### PROMPT
Give back exactly the lines running from the line that holds "Rebuild this chart" through the line that holds "y_tick_values = [0, 10, 20, 30, 40, 50, 60]", ends included, and no other lines.

Rows from a dataset of charts and code
╔══

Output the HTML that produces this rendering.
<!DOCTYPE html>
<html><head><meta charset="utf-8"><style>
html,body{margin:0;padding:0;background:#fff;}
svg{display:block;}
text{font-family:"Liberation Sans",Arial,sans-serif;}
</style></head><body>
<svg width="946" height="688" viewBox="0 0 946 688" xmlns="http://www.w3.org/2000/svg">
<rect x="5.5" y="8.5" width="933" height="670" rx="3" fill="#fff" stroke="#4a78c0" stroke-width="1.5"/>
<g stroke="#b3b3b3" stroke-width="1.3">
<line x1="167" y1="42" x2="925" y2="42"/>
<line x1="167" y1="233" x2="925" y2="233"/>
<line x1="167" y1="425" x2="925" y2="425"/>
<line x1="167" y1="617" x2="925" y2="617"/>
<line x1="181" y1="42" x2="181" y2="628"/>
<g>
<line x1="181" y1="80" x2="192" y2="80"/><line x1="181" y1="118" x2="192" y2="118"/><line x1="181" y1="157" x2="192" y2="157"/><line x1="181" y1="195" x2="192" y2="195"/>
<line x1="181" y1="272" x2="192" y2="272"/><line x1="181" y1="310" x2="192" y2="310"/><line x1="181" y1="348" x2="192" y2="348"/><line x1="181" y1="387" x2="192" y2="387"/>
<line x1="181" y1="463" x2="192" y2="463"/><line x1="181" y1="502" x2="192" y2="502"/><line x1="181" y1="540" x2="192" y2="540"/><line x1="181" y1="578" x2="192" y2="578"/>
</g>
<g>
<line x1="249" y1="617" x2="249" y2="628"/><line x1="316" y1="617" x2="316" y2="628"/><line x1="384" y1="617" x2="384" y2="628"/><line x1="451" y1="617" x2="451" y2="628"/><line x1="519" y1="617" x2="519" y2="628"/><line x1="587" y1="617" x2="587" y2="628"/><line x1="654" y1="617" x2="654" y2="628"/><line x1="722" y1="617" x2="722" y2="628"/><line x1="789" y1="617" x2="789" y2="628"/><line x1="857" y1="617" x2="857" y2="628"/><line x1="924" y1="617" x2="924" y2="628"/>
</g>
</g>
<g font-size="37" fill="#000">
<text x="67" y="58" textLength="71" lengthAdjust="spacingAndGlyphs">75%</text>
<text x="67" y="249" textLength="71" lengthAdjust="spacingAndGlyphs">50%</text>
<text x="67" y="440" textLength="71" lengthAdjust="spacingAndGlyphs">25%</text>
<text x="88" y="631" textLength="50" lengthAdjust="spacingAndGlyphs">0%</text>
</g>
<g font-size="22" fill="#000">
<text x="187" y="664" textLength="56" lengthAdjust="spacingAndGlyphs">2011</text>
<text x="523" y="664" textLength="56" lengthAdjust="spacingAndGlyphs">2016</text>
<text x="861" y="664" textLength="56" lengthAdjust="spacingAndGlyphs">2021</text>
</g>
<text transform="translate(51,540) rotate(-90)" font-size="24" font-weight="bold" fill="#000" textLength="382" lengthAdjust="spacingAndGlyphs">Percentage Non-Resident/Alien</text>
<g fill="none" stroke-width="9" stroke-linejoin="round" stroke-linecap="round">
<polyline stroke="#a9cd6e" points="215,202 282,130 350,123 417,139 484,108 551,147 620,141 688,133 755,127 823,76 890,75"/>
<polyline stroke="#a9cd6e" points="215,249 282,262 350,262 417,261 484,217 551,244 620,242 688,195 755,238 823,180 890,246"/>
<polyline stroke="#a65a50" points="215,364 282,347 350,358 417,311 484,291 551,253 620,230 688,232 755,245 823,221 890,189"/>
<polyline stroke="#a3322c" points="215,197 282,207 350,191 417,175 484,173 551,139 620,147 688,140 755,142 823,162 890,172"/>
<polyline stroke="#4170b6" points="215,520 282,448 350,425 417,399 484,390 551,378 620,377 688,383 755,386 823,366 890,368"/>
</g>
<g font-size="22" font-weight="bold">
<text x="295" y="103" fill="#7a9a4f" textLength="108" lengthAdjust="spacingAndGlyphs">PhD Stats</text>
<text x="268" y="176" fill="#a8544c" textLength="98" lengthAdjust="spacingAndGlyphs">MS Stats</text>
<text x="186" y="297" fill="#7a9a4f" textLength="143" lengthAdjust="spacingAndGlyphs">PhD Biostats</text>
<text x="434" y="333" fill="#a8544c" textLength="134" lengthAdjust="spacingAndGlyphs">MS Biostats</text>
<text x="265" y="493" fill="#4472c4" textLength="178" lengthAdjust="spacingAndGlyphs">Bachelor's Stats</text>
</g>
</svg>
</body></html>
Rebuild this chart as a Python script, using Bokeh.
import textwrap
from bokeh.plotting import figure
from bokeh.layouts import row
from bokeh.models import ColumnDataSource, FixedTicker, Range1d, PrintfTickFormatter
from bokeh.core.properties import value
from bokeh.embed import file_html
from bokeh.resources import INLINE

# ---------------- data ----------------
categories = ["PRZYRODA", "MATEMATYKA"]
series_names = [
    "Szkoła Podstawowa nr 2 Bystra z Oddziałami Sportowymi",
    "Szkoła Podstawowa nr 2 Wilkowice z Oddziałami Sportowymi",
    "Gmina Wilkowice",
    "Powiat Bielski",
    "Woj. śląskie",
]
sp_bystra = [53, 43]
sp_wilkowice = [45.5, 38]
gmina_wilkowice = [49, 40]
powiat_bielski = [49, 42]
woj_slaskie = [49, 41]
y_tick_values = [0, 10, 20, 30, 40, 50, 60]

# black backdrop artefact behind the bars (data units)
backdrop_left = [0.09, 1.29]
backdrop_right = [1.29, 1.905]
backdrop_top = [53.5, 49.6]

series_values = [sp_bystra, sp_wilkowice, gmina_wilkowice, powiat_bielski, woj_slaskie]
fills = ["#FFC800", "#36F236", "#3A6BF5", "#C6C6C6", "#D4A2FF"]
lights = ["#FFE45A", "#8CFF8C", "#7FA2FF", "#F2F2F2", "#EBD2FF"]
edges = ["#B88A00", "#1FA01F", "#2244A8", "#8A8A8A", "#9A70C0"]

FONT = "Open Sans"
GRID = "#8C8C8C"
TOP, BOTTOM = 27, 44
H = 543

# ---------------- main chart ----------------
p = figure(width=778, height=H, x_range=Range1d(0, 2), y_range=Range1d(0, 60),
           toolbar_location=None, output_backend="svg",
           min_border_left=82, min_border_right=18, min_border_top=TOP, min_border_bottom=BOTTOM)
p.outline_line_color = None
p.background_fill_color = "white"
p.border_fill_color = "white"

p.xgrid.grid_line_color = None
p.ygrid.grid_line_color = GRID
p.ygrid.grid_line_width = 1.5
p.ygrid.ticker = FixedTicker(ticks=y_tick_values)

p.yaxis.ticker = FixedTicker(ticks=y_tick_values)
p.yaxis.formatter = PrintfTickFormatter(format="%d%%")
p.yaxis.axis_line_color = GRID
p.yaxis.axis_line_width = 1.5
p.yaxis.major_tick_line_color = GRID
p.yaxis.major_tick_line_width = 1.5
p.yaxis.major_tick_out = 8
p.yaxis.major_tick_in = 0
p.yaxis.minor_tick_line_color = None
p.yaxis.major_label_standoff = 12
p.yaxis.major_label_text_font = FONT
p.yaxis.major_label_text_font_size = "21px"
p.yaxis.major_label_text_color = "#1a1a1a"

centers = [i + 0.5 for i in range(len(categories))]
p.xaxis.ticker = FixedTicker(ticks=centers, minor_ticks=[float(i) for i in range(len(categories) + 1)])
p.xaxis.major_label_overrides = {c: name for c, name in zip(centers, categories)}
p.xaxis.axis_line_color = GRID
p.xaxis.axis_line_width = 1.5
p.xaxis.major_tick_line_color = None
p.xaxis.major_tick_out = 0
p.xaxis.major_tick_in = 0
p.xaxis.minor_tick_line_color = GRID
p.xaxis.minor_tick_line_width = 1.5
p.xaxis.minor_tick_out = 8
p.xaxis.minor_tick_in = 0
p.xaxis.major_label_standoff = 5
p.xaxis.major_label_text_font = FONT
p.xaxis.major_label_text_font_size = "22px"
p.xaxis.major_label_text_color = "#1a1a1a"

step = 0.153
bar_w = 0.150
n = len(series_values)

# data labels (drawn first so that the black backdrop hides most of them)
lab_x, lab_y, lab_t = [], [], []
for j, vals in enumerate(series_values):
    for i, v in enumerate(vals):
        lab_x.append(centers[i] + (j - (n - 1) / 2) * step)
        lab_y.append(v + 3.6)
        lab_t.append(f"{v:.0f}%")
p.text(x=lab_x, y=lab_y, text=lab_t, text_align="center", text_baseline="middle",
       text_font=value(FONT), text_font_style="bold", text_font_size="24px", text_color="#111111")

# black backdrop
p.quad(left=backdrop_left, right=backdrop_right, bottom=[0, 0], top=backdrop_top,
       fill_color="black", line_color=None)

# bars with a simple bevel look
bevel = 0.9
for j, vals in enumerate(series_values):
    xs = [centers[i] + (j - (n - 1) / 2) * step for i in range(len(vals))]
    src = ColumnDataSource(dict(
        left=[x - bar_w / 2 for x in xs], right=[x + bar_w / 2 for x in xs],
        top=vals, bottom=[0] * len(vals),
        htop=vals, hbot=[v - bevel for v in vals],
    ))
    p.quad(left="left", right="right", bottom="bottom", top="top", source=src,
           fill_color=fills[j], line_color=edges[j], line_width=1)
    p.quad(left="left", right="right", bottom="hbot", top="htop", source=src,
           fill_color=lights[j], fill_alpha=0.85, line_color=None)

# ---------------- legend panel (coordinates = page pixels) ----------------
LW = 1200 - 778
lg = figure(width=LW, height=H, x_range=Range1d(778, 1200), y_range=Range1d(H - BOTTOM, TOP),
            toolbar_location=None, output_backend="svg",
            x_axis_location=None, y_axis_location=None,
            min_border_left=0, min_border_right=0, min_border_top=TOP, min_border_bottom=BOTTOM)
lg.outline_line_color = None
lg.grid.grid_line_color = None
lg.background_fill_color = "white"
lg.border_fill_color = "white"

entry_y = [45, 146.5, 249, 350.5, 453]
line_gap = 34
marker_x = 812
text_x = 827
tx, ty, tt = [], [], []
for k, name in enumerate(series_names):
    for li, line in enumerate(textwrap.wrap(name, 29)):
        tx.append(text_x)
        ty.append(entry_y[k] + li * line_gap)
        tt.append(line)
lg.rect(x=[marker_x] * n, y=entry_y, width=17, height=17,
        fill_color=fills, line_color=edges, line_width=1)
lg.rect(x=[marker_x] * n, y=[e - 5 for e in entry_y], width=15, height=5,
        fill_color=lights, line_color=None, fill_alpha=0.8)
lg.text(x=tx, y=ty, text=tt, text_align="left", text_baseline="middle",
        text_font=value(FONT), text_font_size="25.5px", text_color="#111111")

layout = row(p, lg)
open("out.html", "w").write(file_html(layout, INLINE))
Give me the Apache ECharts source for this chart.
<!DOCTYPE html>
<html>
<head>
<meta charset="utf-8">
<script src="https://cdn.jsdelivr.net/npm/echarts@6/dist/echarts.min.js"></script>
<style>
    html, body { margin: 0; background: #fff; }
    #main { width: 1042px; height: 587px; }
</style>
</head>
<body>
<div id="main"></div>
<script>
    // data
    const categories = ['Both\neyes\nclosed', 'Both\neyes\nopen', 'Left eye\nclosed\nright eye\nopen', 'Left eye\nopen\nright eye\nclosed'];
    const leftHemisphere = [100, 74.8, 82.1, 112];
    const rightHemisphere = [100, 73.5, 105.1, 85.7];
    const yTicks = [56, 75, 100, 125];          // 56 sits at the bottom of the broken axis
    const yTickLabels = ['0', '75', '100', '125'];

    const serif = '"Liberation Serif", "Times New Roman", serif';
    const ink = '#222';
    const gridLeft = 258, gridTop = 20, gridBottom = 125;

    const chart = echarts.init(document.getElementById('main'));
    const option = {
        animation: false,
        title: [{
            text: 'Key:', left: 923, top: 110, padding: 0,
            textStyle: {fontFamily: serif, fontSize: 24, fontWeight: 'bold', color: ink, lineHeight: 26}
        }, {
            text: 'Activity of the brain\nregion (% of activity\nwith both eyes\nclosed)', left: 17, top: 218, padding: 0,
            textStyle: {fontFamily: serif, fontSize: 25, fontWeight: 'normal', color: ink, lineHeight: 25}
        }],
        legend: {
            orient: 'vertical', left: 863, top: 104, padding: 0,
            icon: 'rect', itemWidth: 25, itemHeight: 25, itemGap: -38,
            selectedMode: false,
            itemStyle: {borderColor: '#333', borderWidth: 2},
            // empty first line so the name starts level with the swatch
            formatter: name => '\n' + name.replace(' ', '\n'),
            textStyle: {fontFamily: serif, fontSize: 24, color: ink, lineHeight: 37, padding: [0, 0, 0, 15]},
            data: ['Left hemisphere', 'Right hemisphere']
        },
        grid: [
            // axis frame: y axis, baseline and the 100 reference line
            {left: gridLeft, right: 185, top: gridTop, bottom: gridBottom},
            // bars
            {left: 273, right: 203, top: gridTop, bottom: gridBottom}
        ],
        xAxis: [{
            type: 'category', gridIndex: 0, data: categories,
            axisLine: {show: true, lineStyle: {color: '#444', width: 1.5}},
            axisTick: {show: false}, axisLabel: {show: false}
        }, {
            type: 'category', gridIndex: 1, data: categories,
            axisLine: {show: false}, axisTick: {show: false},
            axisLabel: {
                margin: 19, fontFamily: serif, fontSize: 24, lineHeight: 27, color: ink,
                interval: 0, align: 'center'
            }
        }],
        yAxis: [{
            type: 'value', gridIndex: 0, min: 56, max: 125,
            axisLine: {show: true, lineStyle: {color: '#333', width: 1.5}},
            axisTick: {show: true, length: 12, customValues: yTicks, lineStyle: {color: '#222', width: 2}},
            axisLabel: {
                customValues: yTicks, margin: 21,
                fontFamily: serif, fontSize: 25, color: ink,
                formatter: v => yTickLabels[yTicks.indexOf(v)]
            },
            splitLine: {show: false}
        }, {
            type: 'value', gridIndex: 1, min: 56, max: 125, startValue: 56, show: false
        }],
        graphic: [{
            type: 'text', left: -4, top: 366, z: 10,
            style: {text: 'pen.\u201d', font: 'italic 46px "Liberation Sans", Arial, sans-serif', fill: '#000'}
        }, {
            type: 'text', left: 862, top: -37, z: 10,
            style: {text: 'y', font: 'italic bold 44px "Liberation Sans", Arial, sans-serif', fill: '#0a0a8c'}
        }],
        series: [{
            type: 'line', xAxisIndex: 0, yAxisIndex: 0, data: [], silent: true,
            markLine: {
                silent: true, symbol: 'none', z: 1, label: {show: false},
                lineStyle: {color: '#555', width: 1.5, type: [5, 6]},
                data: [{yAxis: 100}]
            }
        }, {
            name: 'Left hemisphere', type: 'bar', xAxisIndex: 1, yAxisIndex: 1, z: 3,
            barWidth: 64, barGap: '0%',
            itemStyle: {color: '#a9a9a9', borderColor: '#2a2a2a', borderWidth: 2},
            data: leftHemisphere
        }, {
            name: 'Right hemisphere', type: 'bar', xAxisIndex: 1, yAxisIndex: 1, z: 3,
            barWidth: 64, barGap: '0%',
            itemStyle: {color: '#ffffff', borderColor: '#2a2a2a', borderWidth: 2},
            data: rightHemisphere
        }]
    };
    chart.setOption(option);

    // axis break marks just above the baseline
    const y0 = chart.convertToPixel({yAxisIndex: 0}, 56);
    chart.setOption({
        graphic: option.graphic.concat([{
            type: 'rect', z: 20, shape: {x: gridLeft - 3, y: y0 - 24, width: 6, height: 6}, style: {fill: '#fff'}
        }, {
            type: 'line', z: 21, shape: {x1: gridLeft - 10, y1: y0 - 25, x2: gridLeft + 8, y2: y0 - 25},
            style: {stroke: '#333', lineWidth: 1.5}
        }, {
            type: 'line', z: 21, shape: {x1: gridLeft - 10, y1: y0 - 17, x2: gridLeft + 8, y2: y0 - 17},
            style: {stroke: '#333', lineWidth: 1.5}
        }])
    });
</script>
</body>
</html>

╚══

### SOLUTION TO THIS EXERCISE
Rebuild this chart as a Python script, using Bokeh.
import textwrap
from bokeh.plotting import figure
from bokeh.layouts import row
from bokeh.models import ColumnDataSource, FixedTicker, Range1d, PrintfTickFormatter
from bokeh.core.properties import value
from bokeh.embed import file_html
from bokeh.resources import INLINE

# ---------------- data ----------------
categories = ["PRZYRODA", "MATEMATYKA"]
series_names = [
    "Szkoła Podstawowa nr 2 Bystra z Oddziałami Sportowymi",
    "Szkoła Podstawowa nr 2 Wilkowice z Oddziałami Sportowymi",
    "Gmina Wilkowice",
    "Powiat Bielski",
    "Woj. śląskie",
]
sp_bystra = [53, 43]
sp_wilkowice = [45.5, 38]
gmina_wilkowice = [49, 40]
powiat_bielski = [49, 42]
woj_slaskie = [49, 41]
y_tick_values = [0, 10, 20, 30, 40, 50, 60]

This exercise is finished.